STATED EXERCISE: Going through the material below, please gather all lines with the word "matplotlib" in them.

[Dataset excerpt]
=-=-=
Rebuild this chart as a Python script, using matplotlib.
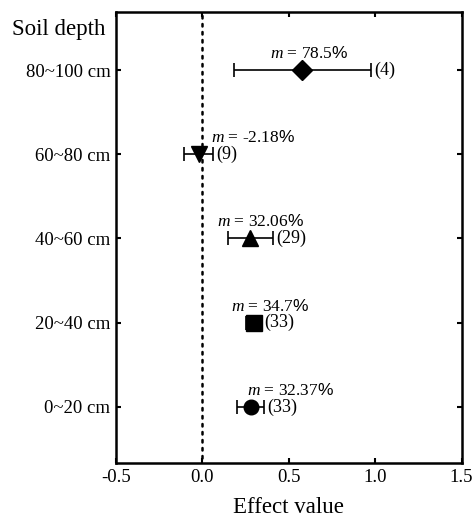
import matplotlib.pyplot as plt

plt.rcParams['font.family'] = 'Liberation Serif'
plt.rcParams['mathtext.fontset'] = 'custom'
plt.rcParams['mathtext.it'] = 'Liberation Serif:italic'
plt.rcParams['mathtext.rm'] = 'Liberation Serif'
plt.rcParams['mathtext.sf'] = 'Liberation Sans'

depths = ['0~20 cm', '20~40 cm', '40~60 cm', '60~80 cm', '80~100 cm']
effect = [0.280, 0.298, 0.278, -0.022, 0.579]
ci_low = [0.203, 0.250, 0.149, -0.107, 0.183]
ci_high = [0.357, 0.340, 0.410, 0.064, 0.977]
change_pct = ['32.37', '34.7', '32.06', '-2.18', '78.5']
n_obs = [33, 33, 29, 9, 4]

markers = ['o', 's', '^', 'v', 'D']
marker_sizes = [10.5, 12, 11, 11, 10]
# left edge of each "m = ..." label, in data units
label_x = [0.261, 0.168, 0.087, 0.048, 0.392]

fig, ax = plt.subplots(figsize=(4.73, 5.19), dpi=100)
fig.subplots_adjust(left=0.245, right=0.976, top=0.977, bottom=0.108)

ax.plot([0, 0], [-0.7, 4.8], color='black', lw=1.8,
        linestyle=(0, (1, 2.2)), dash_capstyle='round', zorder=1)

for i in range(len(depths)):
    err = [[effect[i] - ci_low[i]], [ci_high[i] - effect[i]]]
    ax.errorbar(effect[i], i, xerr=err, fmt=markers[i], color='black',
                ms=marker_sizes[i], elinewidth=1.2, capsize=4.7,
                capthick=1.2, zorder=3)
    ax.text(label_x[i], i + 0.19,
            r'$m$ = ' + change_pct[i] + r'$\mathsf{\%}$',
            fontsize=12.5, ha='left', va='center')
    ax.annotate('(%d)' % n_obs[i], xy=(ci_high[i], i), xytext=(2, 0),
                textcoords='offset points', fontsize=13,
                ha='left', va='center')

ax.set_xlim(-0.5, 1.5)
ax.set_ylim(-0.665, 4.69)
ax.set_xticks([-0.5, 0.0, 0.5, 1.0, 1.5])
ax.set_xticklabels(['-0.5', '0.0', '0.5', '1.0', '1.5'])
ax.set_yticks(range(len(depths)))
ax.set_yticklabels(depths)
ax.tick_params(axis='both', direction='in', length=3.5, width=1.5,
               labelsize=13.5, top=True, right=True, pad=4)
for s in ax.spines.values():
    s.set_linewidth(1.8)

ax.set_xlabel('Effect value', fontsize=16.5, labelpad=8)
fig.text(0.025, 0.943, 'Soil depth', fontsize=16.5, ha='left', va='center')

plt.savefig('out.png', dpi=100)
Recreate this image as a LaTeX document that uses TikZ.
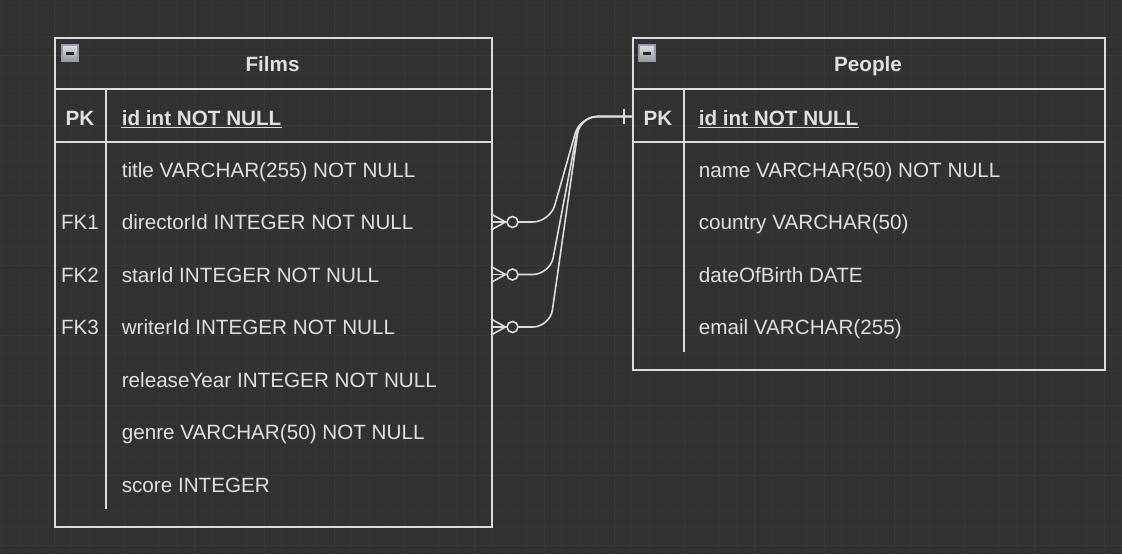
\documentclass[tikz,border=0pt]{standalone}
\usepackage{fontspec}
\setmainfont{Liberation Sans}
\usetikzlibrary{calc}
\definecolor{canvas}{RGB}{50,49,47}
\definecolor{gridminor}{RGB}{53,52,50}
\definecolor{gridmajor}{RGB}{58,57,55}
\definecolor{ink}{RGB}{220,220,220}
\definecolor{txt}{RGB}{224,224,224}
\definecolor{iconedge}{RGB}{150,156,178}
\begin{document}
\begin{tikzpicture}[x=0.75pt, y=-0.75pt, line width=1.2pt,
	tbl/.style={draw=ink, anchor=north west, inner sep=0pt},
	tblname/.style={text=txt, anchor=base, inner sep=0pt, font=\fontsize{15.5}{18}\selectfont\bfseries},
	key/.style={text=txt, anchor=base, inner sep=0pt, font=\fontsize{15.5}{18}\selectfont},
	field/.style={text=txt, anchor=base west, inner sep=0pt, font=\fontsize{15.5}{18}\selectfont},
	wire/.style={draw=ink, rounded corners=13pt}]
			% canvas with grid
			\fill[canvas] (0,0) rectangle (1122,554);
			\useasboundingbox (0,0) rectangle (1122,554);
			\foreach \x in {1.5,19,...,1122}{
				\draw[gridminor, line width=0.6pt] (\x,0)--(\x,554);
			}
			\foreach \y in {2.5,20,...,554}{
				\draw[gridminor, line width=0.6pt] (0,\y)--(1122,\y);
			}
			\foreach \x in {54,124,...,1122}{
				\draw[gridmajor, line width=0.6pt] (\x,0)--(\x,554);
			}
			\foreach \y in {55,125,...,554}{
				\draw[gridmajor, line width=0.6pt] (0,\y)--(1122,\y);
			}
			
			% tables
			\node[tbl, minimum width=327.75pt, minimum height=366.75pt] (films) at (54,37) {};
			\draw[ink] (54,89)--(491,89);
			\draw[ink] (54,142)--(491,142);
			\draw[ink] (106,89)--(106,509);
			\node[tbl, minimum width=354pt, minimum height=249pt] (people) at (632,37) {};
			\draw[ink] (632,89)--(1104,89);
			\draw[ink] (632,142)--(1104,142);
			\draw[ink] (684,89)--(684,352);
			
			\foreach \x in {62, 639}{
				\shade[top color=black!12, bottom color=black!40] (\x,45) rectangle ++(16,16);
				\draw[iconedge, line width=0.8pt] (\x,45) rectangle ++(16,16);
				\fill[black!85] (\x+4,51.5) rectangle ++(8,3);
			}
			
			\node[tblname] (filmsName) at (272.5,71.5){Films};
			\node[tblname] (peopleName) at (868,71.5){People};
			
			\node[key, font=\fontsize{15.5}{18}\selectfont\bfseries] (filmsPK) at (80,125){PK};
			\node[field, font=\fontsize{15.5}{18}\selectfont\bfseries] (filmsId) at (121,125){id int NOT NULL};
			\draw[ink] ([yshift=-2pt]filmsId.base west)--([yshift=-2pt]filmsId.base east);
			\node[key, font=\fontsize{15.5}{18}\selectfont\bfseries] (peoplePK) at (658,125){PK};
			\node[field, font=\fontsize{15.5}{18}\selectfont\bfseries] (peopleId) at (698,125){id int NOT NULL};
			\draw[ink] ([yshift=-2pt]peopleId.base west)--([yshift=-2pt]peopleId.base east);
			
			\foreach \k/\t [count=\i] in {{}/title VARCHAR(255) NOT NULL, FK1/directorId INTEGER NOT NULL, FK2/starId INTEGER NOT NULL, FK3/writerId INTEGER NOT NULL, {}/releaseYear INTEGER NOT NULL, {}/genre VARCHAR(50) NOT NULL, {}/score INTEGER}{
				\node[key] (filmKey\i) at (80, {124.5+52.5*\i}){\k};
				\node[field] (film\i) at (121, {124.5+52.5*\i}){\t};
			}
			
			\foreach \t [count=\i] in {name VARCHAR(50) NOT NULL, country VARCHAR(50), dateOfBirth DATE, email VARCHAR(255)}{
				\node[field] (person\i) at (698, {124.5+52.5*\i}){\t};
			}
			
			% relations
			\coordinate (pkEnd) at (632,116.5);
			\draw[ink] (624,109)--(624,124);
			\foreach \i/\y in {1/222, 2/274.5, 3/327}{
				\coordinate (fk\i) at (491,\y);
				\draw[ink] ($(fk\i)+(0,-8)$)--($(fk\i)+(14.5,0)$)--($(fk\i)+(0,8)$);
				\draw[ink] (fk\i)--++(15.5,0);
				\draw[ink] ($(fk\i)+(21.5,0)$) circle[radius=5.5];
				\draw[wire] ($(fk\i)+(27,0)$)--(550,\y)--(580,116.5)--(pkEnd);
			}
		\end{tikzpicture}
\end{document}
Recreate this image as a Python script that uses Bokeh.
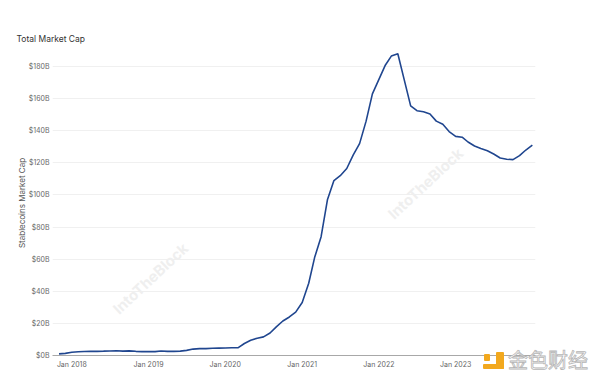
import pandas as pd
from bokeh.plotting import figure
from bokeh.models import FixedTicker, PrintfTickFormatter, Range1d, Label, Div
from bokeh.layouts import column
from bokeh.embed import file_html
from bokeh.resources import INLINE

# Monthly stablecoin market cap (billions USD), Nov 2017 .. Jan 2024
start_month = "2017-11-01"
market_cap = [
    1.0, 1.3,
    2.0, 2.3, 2.5, 2.6, 2.6, 2.7, 2.8, 3.0, 2.7, 2.9, 2.6, 2.4,
    2.5, 2.4, 2.8, 2.6, 2.6, 2.7, 3.2, 4.0, 4.3, 4.3, 4.5, 4.6,
    4.7, 4.8, 4.8, 7.5, 9.5, 10.8, 11.6, 14.0, 18.0, 21.5, 24.0, 27.0,
    33.0, 45.0, 61.0, 74.0, 97.0, 109.0, 112.0, 116.5, 125.0, 132.0, 146.0, 163.0,
    172.0, 181.0, 186.5, 188.0, 172.0, 155.5, 152.5, 151.8, 150.5, 146.0, 144.0, 139.5,
    136.5, 136.0, 133.0, 130.5, 129.0, 127.5, 125.5, 123.0, 122.3, 122.0, 124.5, 128.0,
    131.0,
]
dates = pd.date_range(start_month, periods=len(market_cap), freq="MS")

year_ticks = ["2018-01-01", "2019-01-01", "2020-01-01", "2021-01-01", "2022-01-01", "2023-01-01"]
year_labels = ["Jan 2018", "Jan 2019", "Jan 2020", "Jan 2021", "Jan 2022", "Jan 2023"]
y_ticks = [0, 20, 40, 60, 80, 100, 120, 140, 160, 180]

FONT = "Inter"

p = figure(width=592, height=373, x_axis_type="datetime",
           output_backend="svg", toolbar_location=None,
           min_border_left=52, min_border_right=57, min_border_top=50, min_border_bottom=18)
p.outline_line_color = None
p.background_fill_color = "white"

p.x_range = Range1d(pd.Timestamp("2017-10-01"), pd.Timestamp("2024-01-16"))
p.y_range = Range1d(0, 190)

p.line(dates, market_cap, line_color="#20468f", line_width=1.6)

# title
p.title.text = "Total Market Cap"
p.title.align = "left"
p.title.offset = -36
p.title.standoff = 14
p.title.text_font = FONT
p.title.text_font_size = "8.5px"
p.title.text_font_style = "normal"
p.title.text_color = "#333333"

tick_ms = [pd.Timestamp(t).value // 10**6 for t in year_ticks]
p.xaxis.ticker = FixedTicker(ticks=tick_ms)
p.xaxis.major_label_overrides = {t: l for t, l in zip(tick_ms, year_labels)}
p.xaxis.major_tick_line_color = None
p.xaxis.major_tick_out = 0
p.xaxis.major_tick_in = 0
p.xaxis.minor_tick_line_color = None
p.xaxis.minor_tick_out = 0
p.xaxis.axis_line_color = "#a8a8a8"
p.xaxis.major_label_text_font = FONT
p.xaxis.major_label_text_font_size = "7px"
p.xaxis.major_label_text_color = "#666666"
p.xaxis.major_label_standoff = 4

p.yaxis.ticker = FixedTicker(ticks=y_ticks)
p.yaxis.formatter = PrintfTickFormatter(format="$%dB")
p.yaxis.major_tick_line_color = None
p.yaxis.major_tick_out = 0
p.yaxis.major_tick_in = 0
p.yaxis.minor_tick_line_color = None
p.yaxis.minor_tick_out = 0
p.yaxis.axis_line_color = None
p.yaxis.major_label_text_font = FONT
p.yaxis.major_label_text_font_size = "7px"
p.yaxis.major_label_text_color = "#666666"
p.yaxis.major_label_standoff = 3
p.yaxis.axis_label = "Stablecoins Market Cap"
p.yaxis.axis_label_text_font = FONT
p.yaxis.axis_label_text_font_size = "8px"
p.yaxis.axis_label_text_font_style = "normal"
p.yaxis.axis_label_text_color = "#555555"
p.yaxis.axis_label_standoff = -1

p.xgrid.grid_line_color = None
p.ygrid.grid_line_color = "#f0f0f0"
p.ygrid.grid_line_width = 1

# faint watermarks
for wx, wy in [(98, 77), (373, 172)]:
    p.add_layout(Label(x=wx, y=wy, x_units="screen", y_units="screen", text="IntoTheBlock",
                       text_font=FONT, text_font_size="15px", text_font_style="bold",
                       text_color="#efefef", angle=0.75, text_align="center",
                       text_baseline="middle"))

# 金色财经 badge (overlapping the bottom-right corner)
badge_html = (
    '<div style="display:flex;align-items:center;background:transparent;">'
    '<div style="position:relative;width:21px;height:17px;">'
    '<div style="position:absolute;left:1px;top:2px;width:6px;height:7px;background:#f2a81d;border-radius:1px"></div>'
    '<div style="position:absolute;left:13px;top:0px;width:8px;height:17px;background:#f2a81d;border-radius:1px"></div>'
    '<div style="position:absolute;left:0px;top:12px;width:21px;height:5px;background:#f2a81d;border-radius:1px"></div>'
    '</div>'
    '<span style="font-family:\'Noto Sans CJK SC\';font-size:20px;line-height:20px;color:#ffffff;'
    '-webkit-text-stroke:0.8px #b5b5b5;margin-left:4px;letter-spacing:0px">金色财经</span>'
    '</div>'
)
badge = Div(text=badge_html, width=110, height=22, margin=(-23, 0, 0, 483),
            styles={"position": "relative", "z-index": "10"})

layout = column(p, badge, spacing=0)

open("out.html", "w").write(file_html(layout, INLINE))
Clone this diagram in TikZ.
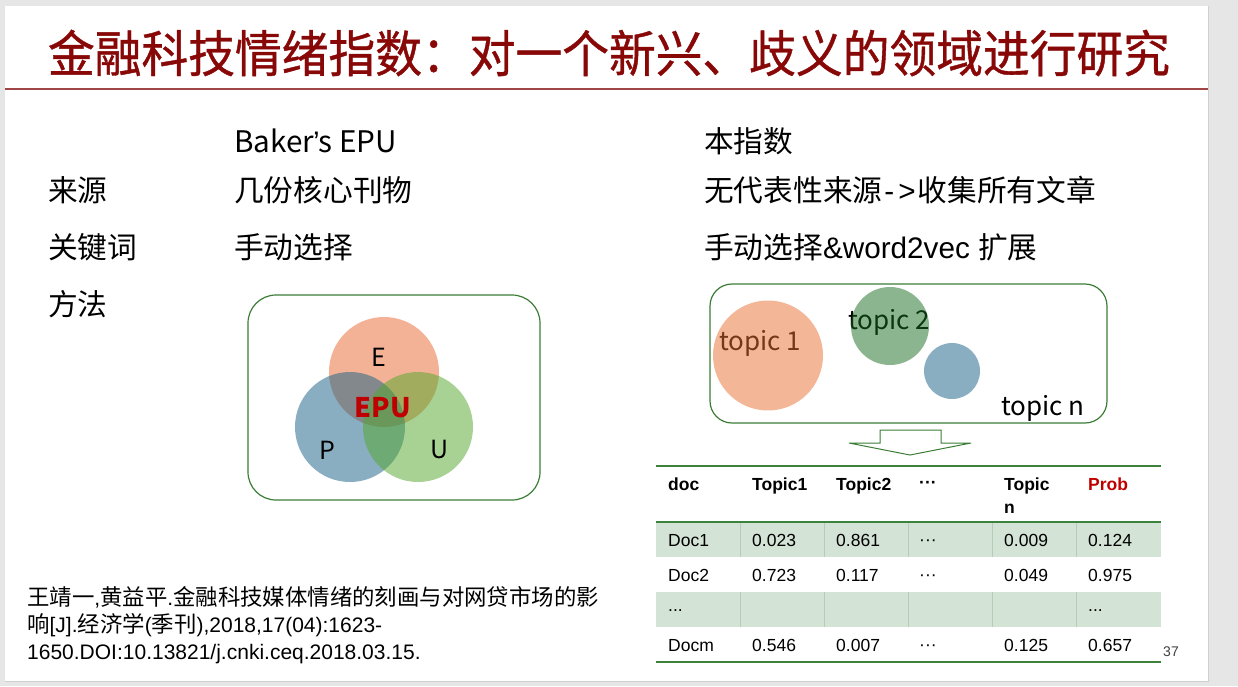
\documentclass[tikz,border=0pt]{standalone}
\usepackage{fontspec}
\setmainfont{Liberation Sans}
\newfontfamily\cjk{Noto Sans CJK SC}
\newfontfamily\titlefont{Noto Sans CJK SC}[FakeStretch=0.935,FakeBold=0.8]
\newcommand{\zh}[1]{{\cjk #1}}

\definecolor{pagegray}{HTML}{E6E6E6}
\definecolor{slideedge}{HTML}{CFCFCF}
\definecolor{titlered}{HTML}{880808}
\definecolor{rulered}{HTML}{A04545}
\definecolor{boxgreen}{HTML}{3B7D35}
\definecolor{ruleg}{HTML}{3C823C}
\definecolor{epuE}{RGB}{233,103,45}
\definecolor{epuP}{RGB}{21,95,133}
\definecolor{epuU}{RGB}{83,167,41}
\definecolor{topicA}{RGB}{233,111,47}
\definecolor{topicB}{RGB}{23,109,31}
\definecolor{epured}{HTML}{C00000}
\definecolor{rowshade}{HTML}{D3E3D5}
\definecolor{colsep}{HTML}{B3CEB5}
\definecolor{pagenum}{HTML}{404040}

\begin{document}
\begin{tikzpicture}[x=1pt,y=-1pt,
  body/.style={inner sep=0, anchor=base west, font=\fontsize{29.7}{35}\selectfont},
  zbody/.style={body, font=\fontsize{29.7}{35}\cjk},
  cell/.style={inner sep=0, anchor=base west, font=\fontsize{17.5}{21}\selectfont},
  hcell/.style={cell, font=\fontsize{17.5}{21}\selectfont\bfseries},
  frame/.style={draw=boxgreen, line width=1.2},
  blob/.style={fill opacity=0.5},
  vlabel/.style={inner sep=0, font=\fontsize{25}{30}\cjk},
  tlabel/.style={inner sep=0, font=\fontsize{26}{30}\cjk},
  cite/.style={inner sep=0, anchor=base west, font=\fontsize{21}{27}\selectfont}
]
\useasboundingbox (0,0) rectangle (1238,686);
% page and slide
\fill[pagegray] (0,0) rectangle (1238,686);
\fill[white] (5,6) rectangle (1208,681);
\draw[slideedge, line width=1] (1208.5,6) -- (1208.5,681.5) -- (5,681.5);

% title
\node[inner sep=0, text=titlered, font=\fontsize{50}{52}\titlefont] (title) at (609,53)
  {金融科技情绪指数：对一个新兴、歧义的领域进行研究};
\draw[rulered, line width=1.6] (5,89) -- (1208,89);

% left column labels
\node[zbody] (lsrc) at (48,201.5) {来源};
\node[zbody] (lkey) at (48,258.5) {关键词};
\node[zbody] (lmeth) at (48,315.5) {方法};

% Baker's EPU column
\node[zbody] (bhead) at (234,152.5) {Baker{\rmfamily\kern-1pt’\kern-1pt}s EPU};
\node[zbody] (bsrc) at (234,201.5) {几份核心刊物};
\node[zbody] (bkey) at (234,258.5) {手动选择};

% this index column
\node[zbody] (ihead) at (704,152.5) {本指数};
\node[body] (isrc) at (704,201.5) {\zh{无代表性来源}\kern2pt-\kern4pt>\kern2pt\zh{收集所有文章}};
\node[body] (ikey) at (704,258.5) {\zh{手动选择}\&word2vec \zh{扩展}};

% EPU Venn diagram
\draw[frame, rounded corners=28] (248,295) rectangle (540,500);
\fill[epuE, blob] (384,372) circle (55);
\fill[epuP, blob] (350,427) circle (55);
\fill[epuU, blob] (418,427) circle (55);
\node[vlabel] (vE) at (379,357) {E};
\node[vlabel] (vP) at (327,450) {P};
\node[vlabel] (vU) at (440,449) {U};
\node[inner sep=0, text=epured, font=\fontsize{27}{30}\cjk\bfseries] (vEPU) at (383,408) {EPU};

% topic bubbles
\draw[frame, rounded corners=22] (710,284) rectangle (1107,423);
\node[tlabel] (t1) at (760,343) {topic 1};
\node[tlabel] (t2) at (889,322) {topic 2};
\node[tlabel] (tn) at (1043,408) {topic n};
\fill[topicA, blob] (768,355.5) circle (55);
\fill[topicB, blob] (890,326) circle (39);
\fill[epuP, blob] (952,371) circle (28);

% block arrow down to the table
\draw[boxgreen, line width=1, fill=white, line join=miter]
  (880,430) -- (941,430) -- (941,443) -- (971,443) -- (910,455) -- (849,443) -- (880,443) -- cycle;

% table shading and rules
\fill[rowshade] (656,523) rectangle (1161,557);
\fill[rowshade] (656,592) rectangle (1161,627);
\foreach \cx in {740,824,908,992,1076}{
  \draw[colsep, line width=1] (\cx,523) -- (\cx,557);
  \draw[colsep, line width=1] (\cx,592) -- (\cx,627);
}
\draw[ruleg, line width=1.5] (656,466) -- (1161,466);
\draw[ruleg, line width=2] (656,522) -- (1161,522);
\draw[ruleg, line width=2] (656,662) -- (1161,662);

% header
\node[hcell] (hdoc) at (668,490.3) {doc};
\node[hcell] (ht1) at (752,490.3) {Topic1};
\node[hcell] (ht2) at (836,490.3) {Topic2};
\node[hcell] (hdots) at (919,488) {···};
\node[hcell] (htn) at (1004,490.3) {Topic};
\node[hcell] (htn2) at (1004,513) {n};
\node[hcell, text=epured] (hprob) at (1088,490.3) {Prob};

% rows
\node[cell] (d1a) at (668,546.3) {Doc1};
\node[cell] (d1b) at (752,546.3) {0.023};
\node[cell] (d1c) at (836,546.3) {0.861};
\node[cell] (d1d) at (919,545) {···};
\node[cell] (d1e) at (1004,546.3) {0.009};
\node[cell] (d1f) at (1088,546.3) {0.124};

\node[cell] (d2a) at (668,581.3) {Doc2};
\node[cell] (d2b) at (752,581.3) {0.723};
\node[cell] (d2c) at (836,581.3) {0.117};
\node[cell] (d2d) at (919,580) {···};
\node[cell] (d2e) at (1004,581.3) {0.049};
\node[cell] (d2f) at (1088,581.3) {0.975};

\node[cell] (d3a) at (668,611) {...};
\node[cell] (d3f) at (1088,611) {...};

\node[cell] (dma) at (668,651.3) {Docm};
\node[cell] (dmb) at (752,651.3) {0.546};
\node[cell] (dmc) at (836,651.3) {0.007};
\node[cell] (dmd) at (919,650) {···};
\node[cell] (dme) at (1004,651.3) {0.125};
\node[cell] (dmf) at (1088,651.3) {0.657};

% page number
\node[inner sep=0, anchor=base west, text=pagenum, font=\fontsize{14}{16}\selectfont] (pg) at (1163,656) {37};

% reference
\node[cite] (c1) at (27,605) {{\fontsize{22.4}{27}\cjk 王靖一},{\fontsize{22.4}{27}\cjk 黄益平}.{\fontsize{22.4}{27}\cjk 金融科技媒体情绪的刻画与对网贷市场的影}};
\node[cite] (c2) at (27,632) {{\fontsize{22.4}{27}\cjk 响}[J].{\fontsize{22.4}{27}\cjk 经济学}({\fontsize{22.4}{27}\cjk 季刊}),2018,17(04):1623-};
\node[cite] (c3) at (27,659) {1650.DOI:10.13821/j.cnki.ceq.2018.03.15.};
\end{tikzpicture}
\end{document}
=-=-=
ANSWER TO THE TASK:
Rebuild this chart as a Python script, using matplotlib.
import matplotlib.pyplot as plt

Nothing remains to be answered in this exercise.